Depuis le 29 mars 2004 en Irlande, il est interdit de fumer sur tous les lieux de travail, et notamment dans tous les restaurants et les pubs. La Norvège a suivi le même processus. Il est désormais habituel pour les clients de ces lieux de sortir fumer. En Belgique, en Italie, en Espagne la récente législation a mis progressivement en place des législations contraignantes qui affaiblissent la légitimité de la tolérance française. Le dernier exemple en date a été donné par les députés britanniques : ils ont voté le 14 février 2006, par 384 voix contre 184, en faveur de l'interdiction totale du tabac dans les lieux publics en Angleterre, y compris les pubs, restaurants et clubs privés.
Si, en premier lieu, ces législations visent fréquemment la consommation active de tabac, il apparaît désormais essentiel de protéger les travailleurs des effets du tabagisme passif et subi au travail. L'interdiction de fumer sur tous les lieux qui accueillent des salariés doit s'imposer du fait de l'obligation de protection du salarié qui pèse sur l'employeur, et de la condamnation pour faute inexcusable que ce dernier encoure. Un arrêt de la Cour de Cassation du 29 juin 2005 (n° 03-44412) pose en outre que l'employeur est tenu à une obligation de résultat en matière de protection contre le tabagisme dans l'entreprise.
Le 24 mai 2005, une communication du professeur Gérard Dubois à l'Académie nationale de médecine a montré que « Ce sont trois quarts des non-fumeurs et la moitié des fumeurs qui se plaignent d'être gênés par la fumée des autres. Ce sont 85 à 90 % des Français qui demandent à être efficacement protégés. » (4)

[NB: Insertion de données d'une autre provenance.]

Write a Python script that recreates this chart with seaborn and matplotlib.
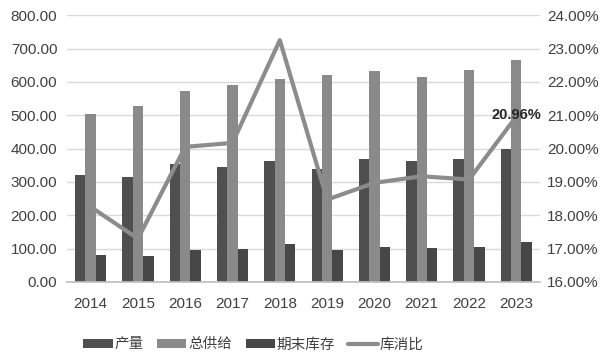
import numpy as np
import pandas as pd
import matplotlib
matplotlib.use("Agg")
import matplotlib.pyplot as plt
import matplotlib.ticker as mticker
from matplotlib.patches import Patch
from matplotlib.lines import Line2D
import seaborn as sns

years = ["2014", "2015", "2016", "2017", "2018", "2019", "2020", "2021", "2022", "2023"]
output = [320, 315, 355, 345, 362, 340, 370, 362, 369, 399]           # 产量
supply = [505, 527, 573, 592, 610, 620, 632, 616, 635, 667]           # 总供给
stock = [80, 79, 97, 100, 115, 97, 105, 102, 105, 119]                # 期末库存
ratio = [18.25, 17.30, 20.05, 20.17, 23.25, 18.47, 18.97, 19.17, 19.07, 20.96]  # 库消比 %

series_names = ["产量", "总供给", "期末库存"]
series_colors = ["#4f4f4f", "#8a8a8a", "#474747"]
line_color = "#8c8c8c"

sns.set_theme(style="white")
num_font = ["Liberation Sans", "DejaVu Sans"]
cjk_font = ["Noto Sans CJK SC", "DejaVu Sans"]
plt.rcParams["font.family"] = num_font

df = pd.DataFrame({
    "year": years * 3,
    "value": output + supply + stock,
    "series": sum([[n] * len(years) for n in series_names], []),
})

fig = plt.figure(figsize=(6.11, 3.61), dpi=100)
ax = fig.add_axes([0.1097, 0.219, 0.774, 0.739])

sns.barplot(data=df, x="year", y="value", hue="series", hue_order=series_names,
            palette=series_colors, width=0.66, gap=0, saturation=1,
            linewidth=0, legend=False, ax=ax, zorder=2)

ax.set_ylim(0, 800)
ax.set_xlim(-0.5, len(years) - 0.5)
ax.yaxis.set_major_locator(mticker.MultipleLocator(100))
ax.yaxis.set_major_formatter(mticker.FormatStrFormatter("%.2f"))
ax.grid(axis="y", color="#d9d9d9", linewidth=1, zorder=0)
ax.set_axisbelow(True)
ax.set_xlabel("")
ax.set_ylabel("")
for s in ["top", "left", "right"]:
    ax.spines[s].set_visible(False)
ax.spines["bottom"].set_color("#bfbfbf")
ax.tick_params(axis="x", which="major", length=0, pad=11, labelsize=11, colors="#404040")
ax.set_xticks(np.arange(-0.5, len(years), 1), minor=True)
ax.tick_params(axis="x", which="minor", length=5, color="#bfbfbf", direction="out")
ax.tick_params(axis="y", length=0, pad=7, labelsize=11, colors="#404040")

ax2 = ax.twinx()
ax2.plot(np.arange(len(years)), np.array(ratio) / 100, color=line_color,
         linewidth=3, solid_joinstyle="round", zorder=3)
ax2.set_ylim(0.16, 0.24)
ax2.yaxis.set_major_locator(mticker.MultipleLocator(0.01))
ax2.yaxis.set_major_formatter(mticker.PercentFormatter(1.0, decimals=2))
for s in ["top", "left", "right", "bottom"]:
    ax2.spines[s].set_visible(False)
ax2.tick_params(axis="y", length=0, pad=5, labelsize=11, colors="#404040")
ax2.grid(False)

ax2.annotate(f"{ratio[-1]:.2f}%", xy=(len(years) - 1, ratio[-1] / 100),
             xytext=(0, 1), textcoords="offset points", ha="center", va="center",
             fontsize=10.5, fontweight="bold", color="#262626")

handles = [Patch(facecolor=c, edgecolor="none") for c in series_colors]
handles.append(Line2D([0], [0], color=line_color, linewidth=3))
labels = series_names + ["库消比"]
fig.legend(handles, labels, loc="center", bbox_to_anchor=(0.415, 0.046),
           ncol=4, frameon=False, prop={"family": cjk_font, "size": 10.5},
           handlelength=2.0, handleheight=0.6, handletextpad=0.15,
           columnspacing=0.9, labelcolor="#404040")

fig.savefig("out.png", dpi=100)
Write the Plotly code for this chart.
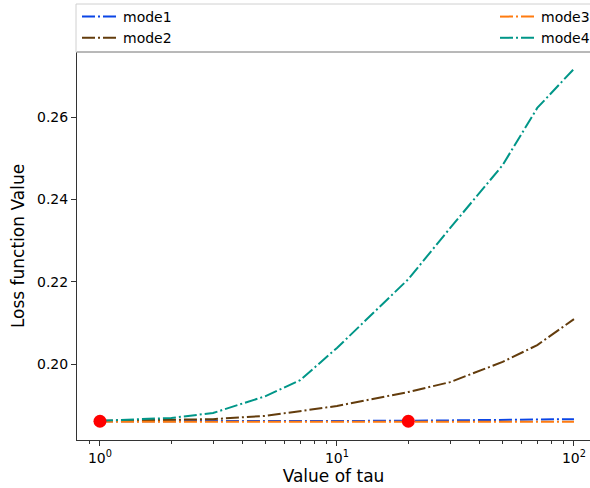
import plotly.graph_objects as go
import math

tau = [1, 2, 3, 5, 7, 10, 20, 30, 50, 70, 100]
mode1 = [0.1861, 0.1861, 0.1861, 0.1861, 0.1861, 0.1861, 0.1862, 0.1863, 0.1864, 0.1865, 0.1866]
mode2 = [0.1862, 0.1864, 0.1866, 0.1874, 0.1886, 0.1898, 0.1932, 0.1956, 0.2005, 0.2046, 0.2109]
mode3 = [0.1860, 0.1860, 0.1860, 0.1860, 0.1860, 0.1860, 0.18595, 0.1860, 0.1860, 0.1860, 0.1860]
mode4 = [0.1862, 0.1869, 0.1881, 0.1922, 0.1961, 0.2039, 0.2206, 0.2330, 0.2483, 0.2622, 0.2717]
min_tau = [1, 20]
min_loss = [0.1861, 0.1861]

y_ticks = [0.20, 0.22, 0.24, 0.26]
x_ticks = [1, 10, 100]
x_tick_text = ["10<sup>0</sup>", "10<sup>1</sup>", "10<sup>2</sup>"]
x_minor = [0.9, 2, 3, 4, 5, 6, 7, 8, 9, 20, 30, 40, 50, 60, 70, 80, 90]

colors = {"mode1": "#0a45e6", "mode2": "#633c0c", "mode3": "#ff7b0f", "mode4": "#009688"}
dash = "13px,3px,2px,3px"
FONT = "DejaVu Sans"

W, H = 590, 488
ml, mr, mt, mb = 77, 0, 52, 48
pw, ph = W - ml - mr, H - mt - mb

fig = go.Figure()
series = [("mode1", mode1, "legend"), ("mode2", mode2, "legend"),
          ("mode3", mode3, "legend2"), ("mode4", mode4, "legend2")]
for name, vals, leg in series:
    fig.add_trace(go.Scatter(x=tau, y=vals, mode="lines", name=name, legend=leg,
                             line=dict(color=colors[name], width=2, dash=dash)))
fig.add_trace(go.Scatter(x=min_tau, y=min_loss, mode="markers", showlegend=False,
                         marker=dict(color="#ff0000", size=13)))

x_lo = math.log10(0.8)
x_hi = x_lo + pw / 237.0
y_px_per_unit = 4117.0
y_lo = 0.20 - 76 / y_px_per_unit
y_hi = 0.26 + 65 / y_px_per_unit

fig.update_layout(
    width=W, height=H,
    margin=dict(l=ml, r=mr, t=mt, b=mb, pad=0, autoexpand=False),
    paper_bgcolor="white", plot_bgcolor="white",
    font=dict(family=FONT, size=14, color="#000"),
    xaxis=dict(type="log", range=[x_lo, x_hi], tickvals=x_ticks, ticktext=x_tick_text,
               ticks="outside", ticklen=5, tickwidth=1, tickcolor="#333",
               showline=True, linecolor="#333", linewidth=1, showgrid=False, zeroline=False,
               minor=dict(tickvals=x_minor, ticks="outside", ticklen=3, tickcolor="#333", showgrid=False),
               title=dict(text="Value of tau", font=dict(size=17), standoff=4),
               automargin=False, tickfont=dict(size=14)),
    yaxis=dict(range=[y_lo, y_hi], tickvals=y_ticks, tickformat=".2f",
               ticks="outside", ticklen=5, tickwidth=1, tickcolor="#333",
               showline=True, linecolor="#333", linewidth=1, showgrid=False, zeroline=False,
               title=dict(text="Loss function Value", font=dict(size=17), standoff=8),
               automargin=False, tickfont=dict(size=14)),
    legend=dict(x=0, y=1 + 51 / ph, xanchor="left", yanchor="top",
                bgcolor="rgba(0,0,0,0)", font=dict(size=14), itemwidth=36, tracegroupgap=0),
    legend2=dict(x=(495 - ml) / pw, y=1 + 51 / ph, xanchor="left", yanchor="top",
                 bgcolor="rgba(0,0,0,0)", font=dict(size=14), itemwidth=36, tracegroupgap=0),
    shapes=[
        dict(type="rect", xref="paper", yref="paper", x0=-1 / pw, x1=1.05,
             y0=1.0, y1=1 + 48 / ph, line=dict(color="#d0d0d0", width=1), fillcolor="white",
             layer="above"),
        dict(type="line", xref="paper", yref="paper", x0=0, x1=1.05, y0=1.0, y1=1.0,
             line=dict(color="#8a8a8a", width=1.2), layer="above"),
    ],
)

fig.write_html("out.html", config={"displayModeBar": False},
               post_script="document.body.style.margin='0px';document.body.style.overflow='hidden';")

Cette protection contre le tabagisme croît de manière générale en Europe. Certes, dans certains pays, le secteur de la restauration est exonéré de l'interdiction de fumer sur les lieux de travail. Cette disposition expose gravement la santé de l'ensemble des travailleurs aux méfaits du tabagisme subi. En France, cette solution placerait les salariés des secteurs exonérés dans une situation d'inégalité inacceptable au regard de leur santé et de leurs conditions de travail.
Prenant en compte l'évolution des mentalités, la présente proposition de loi invite à une évolution majeure de la législation française, préconisant une interdiction effective générale qui protège non seulement le public mais aussi tous les travailleurs, quels qu'ils soient. Prenant en compte notamment l'impératif de la santé au travail, c'est un nouveau pas en avant dans la prévention et la lutte contre le tabagisme qui apparaît nécessaire.
L'article 1 pose le principe général d'interdiction que l'article 2 propose de mettre en œuvre six mois après la publication de la loi afin d'autoriser une large information de l'opinion publique avant son entrée en vigueur.
PROPOSITION DE LOI
Article 1er
Dans le premier alinéa de l'article L. 3511-7 du code de la santé publique, les mots : « , sauf dans les emplacements expressément réservés aux fumeurs » sont supprimés.
Article 2
La présente loi est applicable six mois après sa publication.